**WORK REQUIRED**
Each entry below is to be written out exactly, and the pictures are to be left out.

**RAW DATA**
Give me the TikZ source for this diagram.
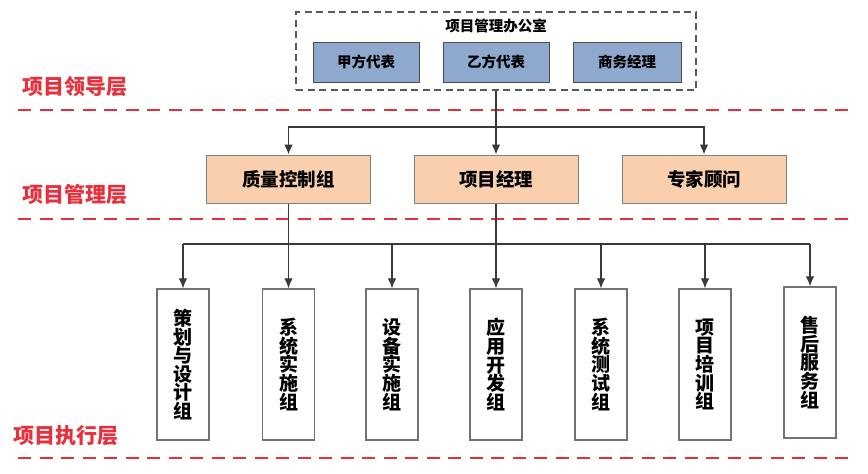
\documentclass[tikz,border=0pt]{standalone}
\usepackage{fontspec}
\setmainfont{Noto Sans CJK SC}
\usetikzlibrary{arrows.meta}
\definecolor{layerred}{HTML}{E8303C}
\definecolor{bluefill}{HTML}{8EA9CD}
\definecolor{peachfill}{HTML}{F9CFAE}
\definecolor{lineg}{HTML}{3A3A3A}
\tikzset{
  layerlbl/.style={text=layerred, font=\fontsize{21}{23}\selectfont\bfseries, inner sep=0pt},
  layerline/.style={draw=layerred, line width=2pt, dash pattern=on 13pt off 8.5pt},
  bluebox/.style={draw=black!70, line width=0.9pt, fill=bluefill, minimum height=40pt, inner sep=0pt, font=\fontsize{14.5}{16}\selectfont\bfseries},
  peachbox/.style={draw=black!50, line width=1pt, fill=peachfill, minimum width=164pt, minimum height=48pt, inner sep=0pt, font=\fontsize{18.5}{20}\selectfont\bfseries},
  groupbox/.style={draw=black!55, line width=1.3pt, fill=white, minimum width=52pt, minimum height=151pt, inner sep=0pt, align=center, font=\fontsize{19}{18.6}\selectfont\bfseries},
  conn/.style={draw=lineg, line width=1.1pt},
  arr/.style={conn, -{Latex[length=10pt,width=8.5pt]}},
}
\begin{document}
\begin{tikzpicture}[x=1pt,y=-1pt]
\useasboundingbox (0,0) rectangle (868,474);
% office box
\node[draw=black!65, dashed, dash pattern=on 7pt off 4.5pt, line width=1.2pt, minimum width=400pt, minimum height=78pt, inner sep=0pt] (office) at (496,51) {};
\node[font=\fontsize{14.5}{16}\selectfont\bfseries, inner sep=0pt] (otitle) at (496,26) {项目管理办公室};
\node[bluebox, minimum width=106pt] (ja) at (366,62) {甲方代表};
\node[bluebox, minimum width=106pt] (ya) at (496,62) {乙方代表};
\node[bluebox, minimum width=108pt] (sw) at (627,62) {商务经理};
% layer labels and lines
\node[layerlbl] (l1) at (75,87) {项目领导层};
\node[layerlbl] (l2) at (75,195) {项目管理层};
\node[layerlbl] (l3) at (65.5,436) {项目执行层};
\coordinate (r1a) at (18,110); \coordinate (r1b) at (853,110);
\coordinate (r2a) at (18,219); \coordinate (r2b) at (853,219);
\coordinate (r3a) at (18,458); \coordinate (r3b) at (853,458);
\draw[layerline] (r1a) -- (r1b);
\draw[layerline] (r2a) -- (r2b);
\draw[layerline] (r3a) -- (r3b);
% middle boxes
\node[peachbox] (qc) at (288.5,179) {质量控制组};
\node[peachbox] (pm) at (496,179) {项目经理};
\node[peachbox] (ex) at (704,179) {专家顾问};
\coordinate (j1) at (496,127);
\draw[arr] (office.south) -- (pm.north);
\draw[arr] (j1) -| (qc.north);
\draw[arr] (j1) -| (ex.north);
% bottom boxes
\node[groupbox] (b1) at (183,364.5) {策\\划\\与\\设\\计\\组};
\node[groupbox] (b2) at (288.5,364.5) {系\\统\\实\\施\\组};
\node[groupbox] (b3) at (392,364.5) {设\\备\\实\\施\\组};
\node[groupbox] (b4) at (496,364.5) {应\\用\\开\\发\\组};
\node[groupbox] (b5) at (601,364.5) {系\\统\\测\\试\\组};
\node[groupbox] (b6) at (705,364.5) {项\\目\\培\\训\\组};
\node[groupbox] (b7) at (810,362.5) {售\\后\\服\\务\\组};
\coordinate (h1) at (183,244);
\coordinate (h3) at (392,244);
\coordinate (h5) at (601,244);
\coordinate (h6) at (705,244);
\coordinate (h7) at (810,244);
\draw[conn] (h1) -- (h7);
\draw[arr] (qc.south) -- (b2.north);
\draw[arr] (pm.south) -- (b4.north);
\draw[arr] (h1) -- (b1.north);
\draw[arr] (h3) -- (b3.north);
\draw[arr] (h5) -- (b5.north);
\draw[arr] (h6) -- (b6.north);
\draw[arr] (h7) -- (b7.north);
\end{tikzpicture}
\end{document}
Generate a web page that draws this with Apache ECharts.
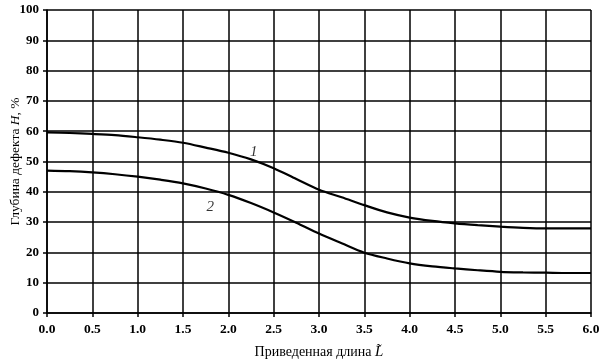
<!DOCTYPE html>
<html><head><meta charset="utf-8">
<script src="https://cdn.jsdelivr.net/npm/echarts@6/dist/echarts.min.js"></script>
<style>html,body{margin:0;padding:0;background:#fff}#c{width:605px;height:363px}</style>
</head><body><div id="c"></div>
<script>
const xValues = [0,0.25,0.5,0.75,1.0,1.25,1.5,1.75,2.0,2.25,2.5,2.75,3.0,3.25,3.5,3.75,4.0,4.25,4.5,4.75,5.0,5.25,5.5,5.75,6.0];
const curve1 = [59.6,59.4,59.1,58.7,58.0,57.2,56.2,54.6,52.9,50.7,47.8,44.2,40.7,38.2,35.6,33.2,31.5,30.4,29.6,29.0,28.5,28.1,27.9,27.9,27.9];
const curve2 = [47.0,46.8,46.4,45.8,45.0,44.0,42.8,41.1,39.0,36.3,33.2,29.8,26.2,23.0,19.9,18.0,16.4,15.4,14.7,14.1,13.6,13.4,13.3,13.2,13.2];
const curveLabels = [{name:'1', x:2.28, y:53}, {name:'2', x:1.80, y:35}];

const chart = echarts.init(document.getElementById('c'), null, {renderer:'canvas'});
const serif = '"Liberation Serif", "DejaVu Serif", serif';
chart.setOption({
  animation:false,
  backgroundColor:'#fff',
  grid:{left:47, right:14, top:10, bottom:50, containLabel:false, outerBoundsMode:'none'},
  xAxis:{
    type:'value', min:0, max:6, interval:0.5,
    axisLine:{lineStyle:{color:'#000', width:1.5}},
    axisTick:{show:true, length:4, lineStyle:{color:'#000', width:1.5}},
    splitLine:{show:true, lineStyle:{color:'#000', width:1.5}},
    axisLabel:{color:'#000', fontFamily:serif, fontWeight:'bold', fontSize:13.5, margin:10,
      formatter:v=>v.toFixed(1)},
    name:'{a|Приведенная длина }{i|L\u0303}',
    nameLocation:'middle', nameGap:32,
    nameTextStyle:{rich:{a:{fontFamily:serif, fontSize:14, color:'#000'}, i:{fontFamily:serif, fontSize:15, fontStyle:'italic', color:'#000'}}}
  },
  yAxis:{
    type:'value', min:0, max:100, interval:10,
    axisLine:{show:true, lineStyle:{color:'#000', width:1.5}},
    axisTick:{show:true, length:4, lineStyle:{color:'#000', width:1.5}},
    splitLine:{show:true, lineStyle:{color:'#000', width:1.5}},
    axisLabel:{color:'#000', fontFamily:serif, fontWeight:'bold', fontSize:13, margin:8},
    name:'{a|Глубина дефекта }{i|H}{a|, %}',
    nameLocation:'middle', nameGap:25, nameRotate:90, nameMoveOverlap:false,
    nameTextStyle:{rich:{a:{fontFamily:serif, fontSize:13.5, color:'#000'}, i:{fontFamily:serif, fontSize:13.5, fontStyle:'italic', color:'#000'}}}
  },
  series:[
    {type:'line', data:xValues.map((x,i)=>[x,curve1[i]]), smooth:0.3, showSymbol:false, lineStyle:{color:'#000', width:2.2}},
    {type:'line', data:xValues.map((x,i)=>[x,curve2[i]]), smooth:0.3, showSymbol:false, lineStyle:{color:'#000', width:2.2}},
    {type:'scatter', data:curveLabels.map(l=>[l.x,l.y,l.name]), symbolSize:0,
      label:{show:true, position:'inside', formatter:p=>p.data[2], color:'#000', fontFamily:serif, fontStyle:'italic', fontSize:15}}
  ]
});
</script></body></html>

**EXERCISE ANSWER**
Give me the TikZ source for this diagram.
\documentclass[tikz,border=0pt]{standalone}
\usepackage{fontspec}
\setmainfont{Noto Sans CJK SC}
\usetikzlibrary{arrows.meta}
\definecolor{layerred}{HTML}{E8303C}
\definecolor{bluefill}{HTML}{8EA9CD}
\definecolor{peachfill}{HTML}{F9CFAE}
\definecolor{lineg}{HTML}{3A3A3A}
\tikzset{
  layerlbl/.style={text=layerred, font=\fontsize{21}{23}\selectfont\bfseries, inner sep=0pt},
  layerline/.style={draw=layerred, line width=2pt, dash pattern=on 13pt off 8.5pt},
  bluebox/.style={draw=black!70, line width=0.9pt, fill=bluefill, minimum height=40pt, inner sep=0pt, font=\fontsize{14.5}{16}\selectfont\bfseries},
  peachbox/.style={draw=black!50, line width=1pt, fill=peachfill, minimum width=164pt, minimum height=48pt, inner sep=0pt, font=\fontsize{18.5}{20}\selectfont\bfseries},
  groupbox/.style={draw=black!55, line width=1.3pt, fill=white, minimum width=52pt, minimum height=151pt, inner sep=0pt, align=center, font=\fontsize{19}{18.6}\selectfont\bfseries},
  conn/.style={draw=lineg, line width=1.1pt},
  arr/.style={conn, -{Latex[length=10pt,width=8.5pt]}},
}
\begin{document}
\begin{tikzpicture}[x=1pt,y=-1pt]
\useasboundingbox (0,0) rectangle (868,474);
% office box
\node[draw=black!65, dashed, dash pattern=on 7pt off 4.5pt, line width=1.2pt, minimum width=400pt, minimum height=78pt, inner sep=0pt] (office) at (496,51) {};
\node[font=\fontsize{14.5}{16}\selectfont\bfseries, inner sep=0pt] (otitle) at (496,26) {项目管理办公室};
\node[bluebox, minimum width=106pt] (ja) at (366,62) {甲方代表};
\node[bluebox, minimum width=106pt] (ya) at (496,62) {乙方代表};
\node[bluebox, minimum width=108pt] (sw) at (627,62) {商务经理};
% layer labels and lines
\node[layerlbl] (l1) at (75,87) {项目领导层};
\node[layerlbl] (l2) at (75,195) {项目管理层};
\node[layerlbl] (l3) at (65.5,436) {项目执行层};
\coordinate (r1a) at (18,110); \coordinate (r1b) at (853,110);
\coordinate (r2a) at (18,219); \coordinate (r2b) at (853,219);
\coordinate (r3a) at (18,458); \coordinate (r3b) at (853,458);
\draw[layerline] (r1a) -- (r1b);
\draw[layerline] (r2a) -- (r2b);
\draw[layerline] (r3a) -- (r3b);
% middle boxes
\node[peachbox] (qc) at (288.5,179) {质量控制组};
\node[peachbox] (pm) at (496,179) {项目经理};
\node[peachbox] (ex) at (704,179) {专家顾问};
\coordinate (j1) at (496,127);
\draw[arr] (office.south) -- (pm.north);
\draw[arr] (j1) -| (qc.north);
\draw[arr] (j1) -| (ex.north);
% bottom boxes
\node[groupbox] (b1) at (183,364.5) {策\\划\\与\\设\\计\\组};
\node[groupbox] (b2) at (288.5,364.5) {系\\统\\实\\施\\组};
\node[groupbox] (b3) at (392,364.5) {设\\备\\实\\施\\组};
\node[groupbox] (b4) at (496,364.5) {应\\用\\开\\发\\组};
\node[groupbox] (b5) at (601,364.5) {系\\统\\测\\试\\组};
\node[groupbox] (b6) at (705,364.5) {项\\目\\培\\训\\组};
\node[groupbox] (b7) at (810,362.5) {售\\后\\服\\务\\组};
\coordinate (h1) at (183,244);
\coordinate (h3) at (392,244);
\coordinate (h5) at (601,244);
\coordinate (h6) at (705,244);
\coordinate (h7) at (810,244);
\draw[conn] (h1) -- (h7);
\draw[arr] (qc.south) -- (b2.north);
\draw[arr] (pm.south) -- (b4.north);
\draw[arr] (h1) -- (b1.north);
\draw[arr] (h3) -- (b3.north);
\draw[arr] (h5) -- (b5.north);
\draw[arr] (h6) -- (b6.north);
\draw[arr] (h7) -- (b7.north);
\end{tikzpicture}
\end{document}
Generate a web page that draws this with Apache ECharts.
<!DOCTYPE html>
<html><head><meta charset="utf-8">
<script src="https://cdn.jsdelivr.net/npm/echarts@6/dist/echarts.min.js"></script>
<style>html,body{margin:0;padding:0;background:#fff}#c{width:605px;height:363px}</style>
</head><body><div id="c"></div>
<script>
const xValues = [0,0.25,0.5,0.75,1.0,1.25,1.5,1.75,2.0,2.25,2.5,2.75,3.0,3.25,3.5,3.75,4.0,4.25,4.5,4.75,5.0,5.25,5.5,5.75,6.0];
const curve1 = [59.6,59.4,59.1,58.7,58.0,57.2,56.2,54.6,52.9,50.7,47.8,44.2,40.7,38.2,35.6,33.2,31.5,30.4,29.6,29.0,28.5,28.1,27.9,27.9,27.9];
const curve2 = [47.0,46.8,46.4,45.8,45.0,44.0,42.8,41.1,39.0,36.3,33.2,29.8,26.2,23.0,19.9,18.0,16.4,15.4,14.7,14.1,13.6,13.4,13.3,13.2,13.2];
const curveLabels = [{name:'1', x:2.28, y:53}, {name:'2', x:1.80, y:35}];

const chart = echarts.init(document.getElementById('c'), null, {renderer:'canvas'});
const serif = '"Liberation Serif", "DejaVu Serif", serif';
chart.setOption({
  animation:false,
  backgroundColor:'#fff',
  grid:{left:47, right:14, top:10, bottom:50, containLabel:false, outerBoundsMode:'none'},
  xAxis:{
    type:'value', min:0, max:6, interval:0.5,
    axisLine:{lineStyle:{color:'#000', width:1.5}},
    axisTick:{show:true, length:4, lineStyle:{color:'#000', width:1.5}},
    splitLine:{show:true, lineStyle:{color:'#000', width:1.5}},
    axisLabel:{color:'#000', fontFamily:serif, fontWeight:'bold', fontSize:13.5, margin:10,
      formatter:v=>v.toFixed(1)},
    name:'{a|Приведенная длина }{i|L\u0303}',
    nameLocation:'middle', nameGap:32,
    nameTextStyle:{rich:{a:{fontFamily:serif, fontSize:14, color:'#000'}, i:{fontFamily:serif, fontSize:15, fontStyle:'italic', color:'#000'}}}
  },
  yAxis:{
    type:'value', min:0, max:100, interval:10,
    axisLine:{show:true, lineStyle:{color:'#000', width:1.5}},
    axisTick:{show:true, length:4, lineStyle:{color:'#000', width:1.5}},
    splitLine:{show:true, lineStyle:{color:'#000', width:1.5}},
    axisLabel:{color:'#000', fontFamily:serif, fontWeight:'bold', fontSize:13, margin:8},
    name:'{a|Глубина дефекта }{i|H}{a|, %}',
    nameLocation:'middle', nameGap:25, nameRotate:90, nameMoveOverlap:false,
    nameTextStyle:{rich:{a:{fontFamily:serif, fontSize:13.5, color:'#000'}, i:{fontFamily:serif, fontSize:13.5, fontStyle:'italic', color:'#000'}}}
  },
  series:[
    {type:'line', data:xValues.map((x,i)=>[x,curve1[i]]), smooth:0.3, showSymbol:false, lineStyle:{color:'#000', width:2.2}},
    {type:'line', data:xValues.map((x,i)=>[x,curve2[i]]), smooth:0.3, showSymbol:false, lineStyle:{color:'#000', width:2.2}},
    {type:'scatter', data:curveLabels.map(l=>[l.x,l.y,l.name]), symbolSize:0,
      label:{show:true, position:'inside', formatter:p=>p.data[2], color:'#000', fontFamily:serif, fontStyle:'italic', fontSize:15}}
  ]
});
</script></body></html>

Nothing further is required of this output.